Question

How to create a pooled normal exome sample?

0

Entering edit mode

9.8 years ago

Dataman ▴ 380

Hi

I am performing copy number analysis on some exome sequencing data where some of the samples does not have the matched normal (the tool that I am using - ADTEx - requires a matched normal sample for the copy number analysis). However, I have 3 normal samples (bam files) which are prepared and sequenced the same way as the tumor samples (those that do not have the normal samples). I was wondering what the best practices are in order to create a pooled normal exome sample?

Currently, I am thinking of merging 3 normal bam files using 'samtools merge' and then find the coverage for each exon using 'coverageBed' and then divide the coverage for each exon by 3. However, I am not sure if this way is correct and whether I need to do some kind of normalization. In addition, I have noticed that 'ExomeCNV' R package has a function called 'pool.coverage()' which is meant for this purpose but unfortunately this package has been removed from CRAN!

I would like to thank you in advance for your thoughts and answers.

copy-number-analysis exome next-gen-sequencing • 3.6k views

ADD COMMENT • link updated 2.4 years ago by Ram 45k • written 9.8 years ago by Dataman ▴ 380

0

Entering edit mode

Hi I would like to know if there was alternate solution for your normalization because I am trying to do similar type of work. Thank you

ADD REPLY • link 7.6 years ago by mittu1602 ▴ 200

Ram · Answer 1 · 2015-07-03

I found the answer to my question in an article (EXCAVATOR). They use the following strategy:

In the pooling scheme, each test sample is compared with a pooled reference obtained by summing the total number of reads for each exon across all the control samples.

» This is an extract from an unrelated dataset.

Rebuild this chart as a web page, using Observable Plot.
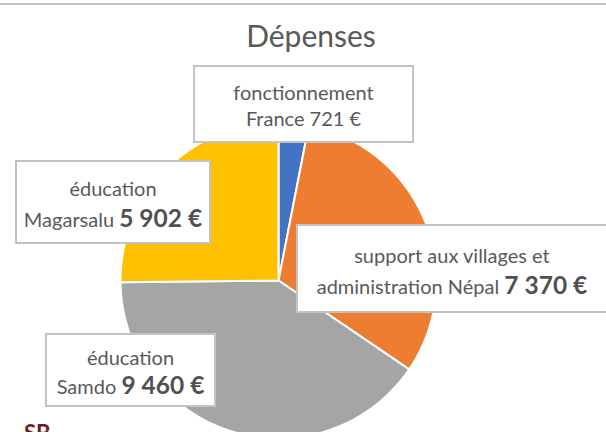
<!DOCTYPE html>
<html>
<head>
<meta charset="utf-8">
<script src="https://cdn.jsdelivr.net/npm/d3@7"></script>
<script src="https://cdn.jsdelivr.net/npm/@observablehq/plot@0.6"></script>
<style>
  html, body { margin: 0; padding: 0; background: #fff; }
  #wrap { position: relative; width: 606px; height: 432px; overflow: hidden; font-family: Lato, "Open Sans", sans-serif; color: #595959; }
  #wrap svg { position: absolute; left: 0; top: 0; }
  .topline { position: absolute; left: 0; top: 3px; width: 606px; height: 2px; background: #c4c4c4; }
  .title { position: absolute; left: 16px; width: 590px; top: 16px; text-align: center; font-size: 30px; line-height: 38px; }
  .box { position: absolute; box-sizing: border-box; background: #fff; border: 2px solid #c3c3c3; }
  .line { position: absolute; left: 0; width: 100%; text-align: center; font-size: 20px; line-height: 24px; white-space: nowrap; }
  .line b { font-size: 24.5px; font-weight: 700; color: #505050; }
  .sb { position: absolute; left: 0; top: 421px; font-size: 22px; line-height: 24px; white-space: nowrap; }
  .sb .dots { color: #999; font-size: 12px; }
  .sb .txt { color: #6b1f22; font-weight: 700; margin-left: 15px; }
</style>
</head>
<body>
<div id="wrap"></div>
<script>
// ---- data ----
const categories = ["fonctionnement France", "support aux villages et administration Népal", "éducation Samdo", "éducation Magarsalu"];
const values = [721, 7370, 9460, 5902];
const colors = ["#4472C4", "#ED7D31", "#A5A5A5", "#FFC000"];
const labelLine1 = ["fonctionnement", "support aux villages et", "éducation", "éducation"];
const labelLine2 = ["France", "administration Népal", "Samdo", "Magarsalu"];
const valueText = ["721 €", "7 370 €", "9 460 €", "5 902 €"];
const valueBold = [false, true, true, true];
const title = "Dépenses";

// ---- layout (label boxes) ----
const boxes = [
  {left: 193, top: 65, width: 221, height: 78, l1: 27, l2: 53},
  {left: 296, top: 224, width: 312, height: 89, l1: 31, l2: 61},
  {left: 45, top: 333, width: 171, height: 74, l1: 24, l2: 52},
  {left: 15, top: 160, width: 196, height: 84, l1: 28, l2: 58}
];

// ---- build slices from values ----
const pie = d3.pie().sort(null).value(d => d)(values);
const slices = pie.map((p, i) => {
  const pts = [{x: 0, y: 0}];
  const n = Math.max(2, Math.ceil((p.endAngle - p.startAngle) / (Math.PI / 180)));
  for (let k = 0; k <= n; k++) {
    const a = p.startAngle + (p.endAngle - p.startAngle) * k / n;
    pts.push({x: Math.sin(a), y: Math.cos(a)});
  }
  return {name: categories[i], color: colors[i], pts};
});

const cx = 278, cy = 280, r = 158, W = 606, H = 432;
const chart = Plot.plot({
  width: W,
  height: H,
  margin: 0,
  x: {domain: [-cx / r, (W - cx) / r], axis: null},
  y: {domain: [-(H - cy) / r, cy / r], axis: null},
  style: {background: "transparent", overflow: "visible"},
  marks: slices.map(s => Plot.line(s.pts, {x: "x", y: "y", fill: s.color, stroke: "#fff", strokeWidth: 2, strokeLinejoin: "round", curve: "linear-closed"}))
});

const wrap = document.getElementById("wrap");
wrap.appendChild(chart);

const tl = document.createElement("div"); tl.className = "topline"; wrap.appendChild(tl);
const t = document.createElement("div"); t.className = "title"; t.textContent = title; wrap.appendChild(t);

boxes.forEach((b, i) => {
  const d = document.createElement("div");
  d.className = "box";
  Object.assign(d.style, {left: b.left + "px", top: b.top + "px", width: b.width + "px", height: b.height + "px"});
  const a = document.createElement("div"); a.className = "line"; a.style.top = (b.l1 - 12 - 2) + "px"; a.textContent = labelLine1[i];
  const c = document.createElement("div"); c.className = "line"; c.style.top = (b.l2 - 12 - 2) + "px";
  if (valueBold[i]) { c.append(labelLine2[i] + " "); const bb = document.createElement("b"); bb.textContent = valueText[i]; c.append(bb); }
  else c.textContent = labelLine2[i] + " " + valueText[i];
  d.append(a, c);
  wrap.appendChild(d);
});

const sb = document.createElement("div"); sb.className = "sb";
sb.innerHTML = '<span class="dots">…</span><span class="txt">SB</span>';
wrap.appendChild(sb);
</script>
</body>
</html>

So, what I do is that I add the number of reads for each exon across all the normal samples. This constitutes the pooled normal coverage file which can be used as the input to the tool for the normal sample. I do not need to worry about the normalization part since ADTEx performs 'mean coverage normalization' meaning that the tool divides the number of reads at each exon by the mean number of reads before calculating the tumor/normal ratios.